If you spend any time in the Instructables Community Forums >> Community Blog, would see that a while ago I started talking about the art I make to celebrate the ordering of pizza at the Instructables HQ on Thursdays. I have affectionately called it "Pizza Thursdays"
Pizza Thursdays was initiated by Randofo's deep desire to keep his office companions happy and fed, and has evolved into a reason for me to make the most ridiculous gifs ever. Each image is lovingly crafted for about 15 minutes, then mailed out to the entire office as soon as the pizza delivery person arrives.
Pizza Thursdays also lives on tumblr.
In the following Instructable, I will go over some of the principles of Pizza Thursday gif-making, and encourage you to experiment with your own creative instincts.
Step 1: Google Image Search and Photoshop
The two things you will absolutely need to make pizza art is Adobe Photoshop, and internet access.
I carefully consider concept before I begin my image search, carefully selecting my qualifiers. Sure Searching for "Cat" is great, but when you visualize a cat in your pizza art - what kind of cat is it? A tabby? A kitten? Does it have thumbs? The same consideration should be applied for the kind of pizza you are wanting to display or animate.
For this instructable, I am going make a gif with just a few frames - we will heavily utilize Photoshop the animation window, and it's options. To find this dialogue box in Photoshop, go to the "Window" drop down menu, and select "Animation". Then begin a new .PSD file.
Step 2: Building Your Foundation
After carefully considering my source material, I copy and paste it all into one photoshop document. You'll see I used a cat, and a nice round pizza. Each image is a separate layer.
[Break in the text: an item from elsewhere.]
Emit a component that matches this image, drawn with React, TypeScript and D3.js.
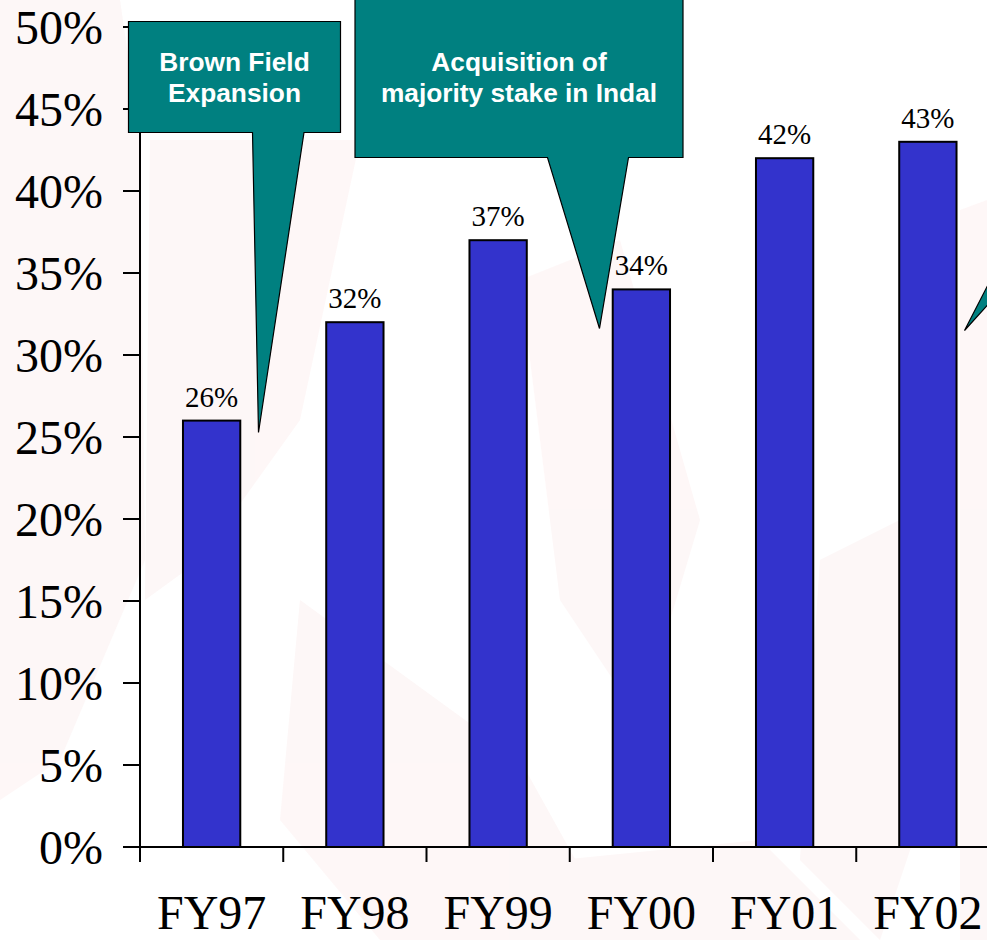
import React from "react";
import * as d3 from "d3";

const categories = ["FY97", "FY98", "FY99", "FY00", "FY01", "FY02"];
const values = [26, 32, 37, 34, 42, 43];
const yTicks = [0, 5, 10, 15, 20, 25, 30, 35, 40, 45, 50];

type Callout = { lines: string[]; box: [number, number, number, number]; pointer: [number, number][] };
const callouts: Callout[] = [
  {
    lines: ["Brown Field", "Expansion"],
    box: [128.5, 21.5, 340.5, 132.5],
    pointer: [[252.5, 132.5], [258.5, 432.5], [304, 132.5]],
  },
  {
    lines: ["Acquisition of", "majority stake in Indal"],
    box: [355, -20, 683, 157.5],
    pointer: [[547.5, 157.5], [599.5, 328.5], [628.5, 157.5]],
  },
];

const W = 987;
const H = 940;

export default function App() {
  const x = d3
    .scaleBand<string>()
    .domain(categories)
    .range([140, 999.5])
    .paddingInner(0.6)
    .paddingOuter(0.3);
  const y = d3.scaleLinear().domain([0, 50]).range([847, 27]);
  const step = x.step();
  const x0 = 140;
  const boundaries = d3.range(categories.length + 1).map((i) => x0 + i * step);

  const serif = "'Liberation Serif', 'Times New Roman', serif";
  const sans = "'Liberation Sans', Arial, sans-serif";
  const teal = "#008080";
  const pink = "#fdf2f2";

  return (
    <svg
      width={W}
      height={H}
      viewBox={`0 0 ${W} ${H}`}
      style={{ position: "absolute", left: 0, top: 0, background: "#ffffff" }}
    >
      {/* faint watermark */}
      <g fill={pink} opacity={0.6}>
        <polygon points="0,0 120,0 140,140 145,560 60,760 0,800" />
        <polygon points="150,140 360,140 300,420 200,560 145,600" />
        <polygon points="300,600 520,760 620,940 380,940 280,820" />
        <polygon points="520,280 620,240 700,520 640,720 560,600" />
        <polygon points="820,560 900,520 940,760 880,940 800,860" />
        <polygon points="560,860 760,840 860,940 540,940" />
        <polygon points="960,210 987,200 987,940 960,940" />
      </g>

      {/* bars */}
      {categories.map((c, i) => (
        <rect
          key={c}
          x={x(c)!}
          y={y(values[i])}
          width={x.bandwidth()}
          height={y(0) - y(values[i])}
          fill="#3333CC"
          stroke="#000"
          strokeWidth={2}
        />
      ))}

      {/* value labels */}
      {categories.map((c, i) => (
        <text
          key={c}
          x={x(c)! + x.bandwidth() / 2}
          y={y(values[i]) - 14}
          textAnchor="middle"
          fontFamily={serif}
          fontSize={29}
          fill="#000"
        >
          {values[i]}%
        </text>
      ))}

      {/* y axis */}
      <line x1={x0} x2={x0} y1={y(50)} y2={y(0)} stroke="#000" strokeWidth={2} />
      {yTicks.map((t) => (
        <g key={t}>
          <line x1={123} x2={x0} y1={y(t)} y2={y(t)} stroke="#000" strokeWidth={2} />
          <text
            x={103}
            y={y(t)}
            dy="0.35em"
            textAnchor="end"
            fontFamily={serif}
            fontSize={48}
            fill="#000"
          >
            {t}%
          </text>
        </g>
      ))}

      {/* x axis */}
      <line x1={123} x2={W + 20} y1={y(0)} y2={y(0)} stroke="#000" strokeWidth={2} />
      {boundaries.map((b, i) => (
        <line key={i} x1={b} x2={b} y1={y(0)} y2={y(0) + 15} stroke="#000" strokeWidth={2} />
      ))}
      {categories.map((c) => (
        <text
          key={c}
          x={x(c)! + x.bandwidth() / 2}
          y={929}
          textAnchor="middle"
          fontFamily={serif}
          fontSize={48}
          fill="#000"
        >
          {c}
        </text>
      ))}

      {/* callouts */}
      {callouts.map((co, k) => {
        const [bx0, by0, bx1, by1] = co.box;
        const p = co.pointer;
        const path = `M${bx0},${by0} L${bx1},${by0} L${bx1},${by1} L${p[2][0]},${p[2][1]} L${p[1][0]},${p[1][1]} L${p[0][0]},${p[0][1]} L${bx0},${by1} Z`;
        const cx = (bx0 + bx1) / 2;
        return (
          <g key={k}>
            <path d={path} fill={teal} stroke="#000" strokeWidth={1.2} />
            {co.lines.map((l, j) => (
              <text
                key={j}
                x={cx}
                y={71 + j * 31.3}
                textAnchor="middle"
                fontFamily={sans}
                fontWeight="bold"
                fontSize={26.3}
                fill="#ffffff"
              >
                {l}
              </text>
            ))}
          </g>
        );
      })}
      {/* third callout pointer, mostly off-canvas */}
      <polygon points="964.5,330.5 1010,242 1010,280" fill={teal} stroke="#000" strokeWidth={1.2} />
    </svg>
  );
}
I selected images that were easy to photoshop out negative space with the Magic Wand tool (Keystroke "W") and then the delete key. I then added a background layer, making sure it was all the way at the bottom on the layer tab.
Using the transform controls on each layer (Command +T) , I scaled both the Pizza and the Cat to be more suitable for my pizza-art-vision.
At this point, I am still establishing a my first frame - forseeing the motion I want to integrate into the following frames.
With additional photoshop wizardry, I was able to make another cat layer with it's arm in a different position. I did this by duplicating the cat layer (Command + J), and then warping it with the transform tools (Command + T > right click > warp)
Step 3: Adding Frames
So your image is a roughly organized composition. Let's shift our focus to using the Animation Bar - Make sure you are in the frame-by-frame viewer of the Animation Bar (the toggle is in the bottom right corner in the box), and then add a new frame to your animation. To do so there is a button that I point out in the images step.
I made seven frames total. Then toggle the visibility and position of pizza and cat. You can push the play button on the the Animation bar to preview what you have.
Selecting one frame at a time, you are able to toggle the visibility of which layers you would like to show in a frame from the layers tab, and reposition the image in the frame with the Transform tool. To easily move the pizza, select your layer from the Layers Tab, and then push Command+T.
Be sure that when you are selecting a different frame, that you drag your animations a little bit with each frame. View my example in the images. I shrunk down the pizza, and moved the image of the pizza back and forth between it's paws.
It's still pretty boring until we add.....
Step 4: LAZERS!!!!!111!!11!
Every Cat needs lasers. I use the Pen Tool in Photoshop (Keystroke "P") to add lasers coming out of their eyes. Here is a cute but sad video involving fainting cats and lasers.
(They fall over because of a genetic disorder, that will eventually end in their death :-( sad.)
With the Pen Tool, and all frames selected, I begin to make green laser beam triangles. By doing this we are making shape layers. I set them behind the pizza, but in front of my subject. To close your shapes, go back to your origin point with the pen tool and click it shut.
To make the lasers transparent, I change the shapes' blending option. From the layers tab, set the Blending option for your laser beams from "Normal" to "Pin Light", and shift the opacity down a bit. Then using the effects window (double click the layer) give it an outer glow. I used a nice toxic yellow.
I encourage you to consider the timing of your lasers in your animation - they should be a special treat for your audience. Like the delivery of any good joke - timing is critical.
Step 5: Timing and Exporting.
From the Animaton Bar, I have this gif set to loop forever, at 0 seconds per frame. 0 seconds per frame means that each frame is visible for less than a tenth of a second, and will cycle through very quickly. If you click on either of those things you can change the setting to any frequency and number playback loops.
To save the animation and make it ready for it's internet debut, go to the File menu, then select "Save for Web and Devices. From there, I selected the GIF-128 Dithered preset from this dialogue box, and saved it to my desired location.
Step 6: Publish!
Start a blog, or add your pizza art to my collection in the forum here on Instructables. I will send gifts to the first five people who post their own pizza gifs in the comment thread of this instructable.